The reason why the EU website says otherwise is that this has been extended to flights delayed for more than three hours by case law (and in particular case C‑402/07 and C‑432/07). The decision itself is as follows:
Articles 2(l), 5 and 6 of Regulation (EC) No 261/2004 of the European Parliament and of the Council of 11 February 2004 establishing common rules on compensation and assistance to passengers in the event of denied boarding and of cancellation or long delay of flights, and repealing Regulation (EEC) No 295/91, must be interpreted as meaning that a flight which is delayed, irrespective of the duration of the delay, even if it is long, cannot be regarded as cancelled where the flight is operated in accordance with the air carrier’s original planning.
Articles 5, 6 and 7 of Regulation No 261/2004 must be interpreted as meaning that passengers whose flights are delayed may be treated, for the purposes of the application of the right to compensation, as passengers whose flights are cancelled and they may thus rely on the right to compensation laid down in Article 7 of the regulation where they suffer, on account of a flight delay, a loss of time equal to or in excess of three hours, that is, where they reach their final destination three hours or more after the arrival time originally scheduled by the air carrier.
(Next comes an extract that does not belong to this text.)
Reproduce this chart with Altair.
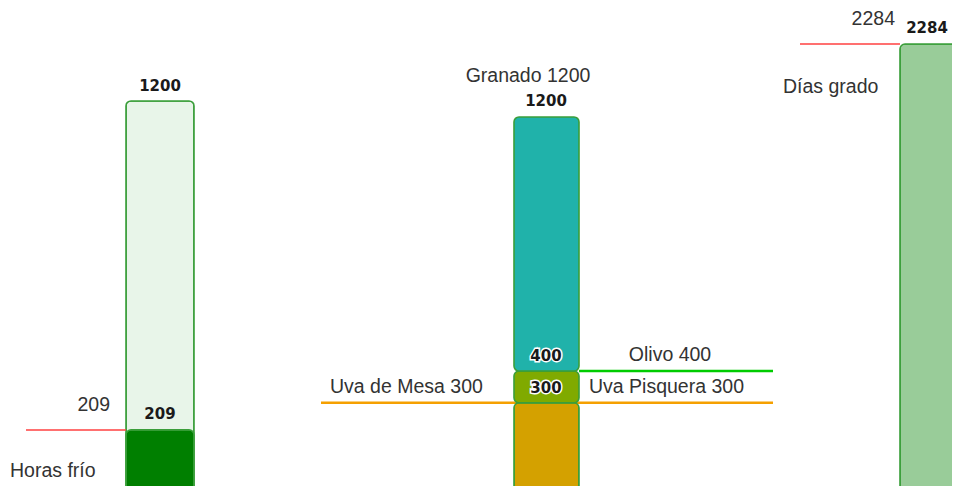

Such a delay does not, however, entitle passengers to compensation if the air carrier can prove that the long delay was caused by extraordinary circumstances which could not have been avoided even if all reasonable measures had been taken, namely circumstances beyond the actual control of the air carrier.
Article 5(3) of Regulation No 261/2004 must be interpreted as meaning that a technical problem in an aircraft which leads to the cancellation or delay of a flight is not covered by the concept of ‘extraordinary circumstances’ within the meaning of that provision, unless that problem stems from events which, by their nature or origin, are not inherent in the normal exercise of the activity of the air carrier concerned and are beyond its actual control.
I am not sure you should trust my interpretation of it all and there have been a handful of other decisions on this but the text seems to suggest that you cannot avail yourself of article 5 but only of article 7 (“for the purposes of the application of the right to compensation”). The plaintiffs in the original case all completed their journey with the airline (i.e. were re-routed rather than reimbursed). In any case, because this isn't explicitly provided for in the regulation, it would seem that you would be on somewhat shaky grounds to demand compensation.